To defend the fort, we must marshal our weapons. The most powerful among them is remembrance of death.

We must be constantly aware of our own mortality to maintain perspective on our lives and be kept humble. Whoever guards the intellect against passions…

…is in a far better position to discern the continual presence of demonic provocations than the man who chooses to live without being mindful of death.

Thinking of death is not a destination to dwell in but a gateway to light. Philotheos alternates the darkness of death with the light of salvation. The more watchful we are the more light and clarity increase.  

But he who all the day long is mindful of death discerns the assaults of the demons more keenly; and he counterattacks and repels them.

 Watchfulness cleanses the conscience and makes it lucid. Thus cleansed, it immediately shines out like a light that has been uncovered, banishing much darkness.

In our society, we avoid thinking of death and mourning.
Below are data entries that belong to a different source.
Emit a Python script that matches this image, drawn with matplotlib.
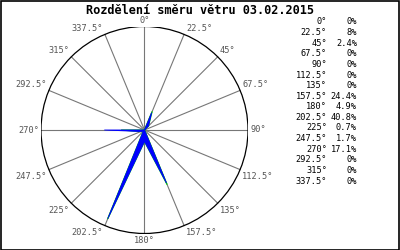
import numpy as np
import matplotlib
matplotlib.use("Agg")
import matplotlib.pyplot as plt
from matplotlib.patches import Circle, Rectangle

title = "Rozdělení směru větru 03.02.2015"
directions = [0, 22.5, 45, 67.5, 90, 112.5, 135, 157.5, 180, 202.5, 225, 247.5, 270, 292.5, 315, 337.5]
dir_labels = ["0°", "22.5°", "45°", "67.5°", "90°", "112.5°", "135°", "157.5°",
              "180°", "202.5°", "225°", "247.5°", "270°", "292.5°", "315°", "337.5°"]
share = [0, 8, 2.4, 0, 0, 0, 0, 24.4, 4.9, 40.8, 0.7, 1.7, 17.1, 0, 0, 0]
share_labels = ["0%", "8%", "2.4%", "0%", "0%", "0%", "0%", "24.4%", "4.9%", "40.8%",
                "0.7%", "1.7%", "17.1%", "0%", "0%", "0%"]
second = [0, 8.4, 2.4, 0, 0, 0, 0, 25.0, 4.9, 40.8, 0.7, 1.7, 9.8, 0, 0, 0]
rmax = 44.0

W, H = 400, 250
fig = plt.figure(figsize=(W / 100, H / 100), dpi=100)
fig.patch.set_facecolor("white")

cx, cy, R = 144.5, 130.0, 103.5
ax = fig.add_axes([(cx - R) / W, (H - cy - R) / H, 2 * R / W, 2 * R / H])
ax.set_xlim(-rmax, rmax)
ax.set_ylim(-rmax, rmax)
ax.set_aspect("equal")
ax.axis("off")

th = np.deg2rad(directions)
mono = "DejaVu Sans Mono"

# spokes
for t in th:
    ax.plot([0, rmax * np.sin(t)], [0, rmax * np.cos(t)], color="#777777", lw=0.8, zorder=1)

# outer circle
ax.add_patch(Circle((0, 0), rmax, fill=False, ec="black", lw=0.9, zorder=2))

# second series (green outline)
s2 = np.array(second + second[:1])
t2 = np.append(th, th[0])
ax.plot(s2 * np.sin(t2), s2 * np.cos(t2), color="#00cc00", lw=0.9, zorder=3)

# main filled polygon
v = np.array(share)
ax.fill(v * np.sin(th), v * np.cos(th), color="#0000ff", lw=0.6, ec="#0000ff", zorder=4)

# direction labels
for t, lab in zip(th, dir_labels):
    s, c = np.sin(t), np.cos(t)
    ha = "left" if s > 1e-6 else ("right" if s < -1e-6 else "center")
    va = "bottom" if c > 1e-6 else ("top" if c < -1e-6 else "center")
    ox = 1.5 if ha == "left" else (-1.5 if ha == "right" else 0)
    oy = 1.0 if va == "bottom" else (-2.0 if va == "top" else 0)
    ax.annotate(lab, (rmax * s, rmax * c), xytext=(ox, oy), textcoords="offset points",
                ha=ha, va=va, fontsize=6.2, family=mono, color="#555555", zorder=5)

# title
fig.text(0.5, 1 - 10 / H, title, ha="center", va="center", fontsize=8.6,
         family=mono, weight="bold", color="black")

# table
y0, dy = 22.0, 10.6
for i, (a, p) in enumerate(zip(dir_labels, share_labels)):
    y = 1 - (y0 + i * dy) / H
    fig.text(327 / W, y, a, ha="right", va="center", fontsize=6.2, family=mono, color="black")
    fig.text(357 / W, y, p, ha="right", va="center", fontsize=6.2, family=mono, color="black")

# figure border
fig.add_artist(Rectangle((0.5 / W, 0.5 / H), 1 - 1.5 / W, 1 - 1.5 / H, transform=fig.transFigure,
                         fill=False, ec="black", lw=1.2))

fig.savefig("out.png", dpi=100)
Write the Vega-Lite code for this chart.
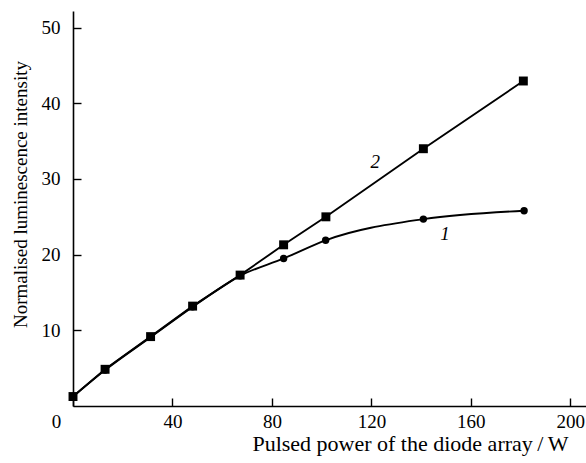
{
  "$schema": "https://vega.github.io/schema/vega-lite/v6.json",
  "width": 513,
  "height": 395,
  "autosize": "none",
  "padding": {"left": 73, "top": 11, "right": 0, "bottom": 57},
  "background": "white",
  "config": {
    "view": {"stroke": null},
    "font": "Liberation Serif",
    "axis": {
      "domainColor": "black",
      "domainWidth": 1.6,
      "tickColor": "black",
      "tickWidth": 1.4,
      "tickSize": -8,
      "grid": false,
      "labelFlush": false,
      "labelFont": "Liberation Serif",
      "labelFontSize": 19,
      "labelColor": "black",
      "titleFont": "Liberation Serif",
      "titleFontSize": 19,
      "titleFontWeight": "normal",
      "titleColor": "black"
    }
  },
  "datasets": {
    "pts": [
      {"series": "1", "x": 0, "y": 1.25},
      {"series": "1", "x": 12.9, "y": 4.75},
      {"series": "1", "x": 31.2, "y": 9.1},
      {"series": "1", "x": 48.1, "y": 13.1},
      {"series": "1", "x": 67.2, "y": 17.2},
      {"series": "1", "x": 84.7, "y": 19.5},
      {"series": "1", "x": 101.6, "y": 21.9},
      {"series": "1", "x": 140.9, "y": 24.7},
      {"series": "1", "x": 181.4, "y": 25.8},
      {"series": "2", "x": 0, "y": 1.25},
      {"series": "2", "x": 12.9, "y": 4.85},
      {"series": "2", "x": 31.2, "y": 9.17},
      {"series": "2", "x": 48.1, "y": 13.2},
      {"series": "2", "x": 67.2, "y": 17.3},
      {"series": "2", "x": 84.7, "y": 21.3},
      {"series": "2", "x": 101.7, "y": 25.0},
      {"series": "2", "x": 140.9, "y": 34.0},
      {"series": "2", "x": 181.1, "y": 42.95}
    ],
    "labs": [
      {"label": "2", "x": 121.5, "y": 32.2},
      {"label": "1", "x": 149.6, "y": 22.7}
    ]
  },
  "layer": [
    {
      "data": {"name": "pts"},
      "transform": [{"filter": "datum.series === '1'"}],
      "mark": {"type": "line", "interpolate": "monotone", "color": "black", "strokeWidth": 1.9},
      "encoding": {
        "x": {
          "field": "x", "type": "quantitative",
          "scale": {"domain": [0, 206.3], "nice": false, "zero": false},
          "axis": {
            "values": [0, 40, 80, 120, 160, 200],
            "labelPadding": 14,
            "labelOffset": {"condition": {"test": "datum.value === 0", "value": -17}, "value": 0},
            "title": "Pulsed power of the diode array\u2009/\u2009W",
            "titleFontSize": 22,
            "titleAlign": "right",
            "titleAnchor": null,
            "titleX": 495,
            "titleY": 44,
            "titleBaseline": "alphabetic"
          }
        },
        "y": {
          "field": "y", "type": "quantitative",
          "scale": {"domain": [0, 52.2], "nice": false, "zero": false},
          "axis": {
            "values": [10, 20, 30, 40, 50],
            "labelPadding": 21,
            "title": "Normalised luminescence intensity",
            "titleX": -53,
            "titleY": 183,
            "titleBaseline": "middle",
            "titleAlign": "center",
            "titleAngle": 270
          }
        }
      }
    },
    {
      "data": {"name": "pts"},
      "transform": [{"filter": "datum.series === '2'"}],
      "mark": {"type": "line", "interpolate": "linear", "color": "black", "strokeWidth": 1.9},
      "encoding": {
        "x": {"field": "x", "type": "quantitative"},
        "y": {"field": "y", "type": "quantitative"}
      }
    },
    {
      "data": {"name": "pts"},
      "transform": [{"filter": "datum.series === '1'"}],
      "mark": {"type": "point", "shape": "circle", "filled": true, "color": "black", "opacity": 1, "size": 55},
      "encoding": {
        "x": {"field": "x", "type": "quantitative"},
        "y": {"field": "y", "type": "quantitative"}
      }
    },
    {
      "data": {"name": "pts"},
      "transform": [{"filter": "datum.series === '2'"}],
      "mark": {"type": "point", "shape": "square", "filled": true, "color": "black", "opacity": 1, "size": 80},
      "encoding": {
        "x": {"field": "x", "type": "quantitative"},
        "y": {"field": "y", "type": "quantitative"}
      }
    },
    {
      "data": {"name": "labs"},
      "mark": {"type": "text", "font": "Liberation Serif", "fontStyle": "italic", "fontSize": 19, "color": "black", "align": "center", "baseline": "middle"},
      "encoding": {
        "x": {"field": "x", "type": "quantitative"},
        "y": {"field": "y", "type": "quantitative"},
        "text": {"field": "label"}
      }
    }
  ]
}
At many funerals, guests are admonished to “celebrate” the person’s life and not dwell on, or even acknowledge, death.

Philotheos’ watchfulness and constant awareness of death and the fragility of life…

…immediately shines out like a light that has been uncovered, banishing much darkness. Once this darkness has been banished through constant and genuine watchfulness, the conscience then reveals things hidden from us.

The demon as a “skilled general” clouds our mind and heart with destructive thoughts that confuse he intellect and render it subject to the senses. Watchfulness restores the intellect to its rightful position, above the senses, so that it can teach us…

…how to fight the unseen war and the mental battle by means of watchfulness, how we must throw spears when engaged in single combat and strike with well-aimed lances of thought, and how the intellect must escape being hit and’ avoid the noxious darkness by hiding itself in Christ, the tight for which it longs. He who has tasted this light will understand what I am talking about.

By facing the darkness of death, we emerge into light and are transformed into fierce warriors, more “skilled” than the devil.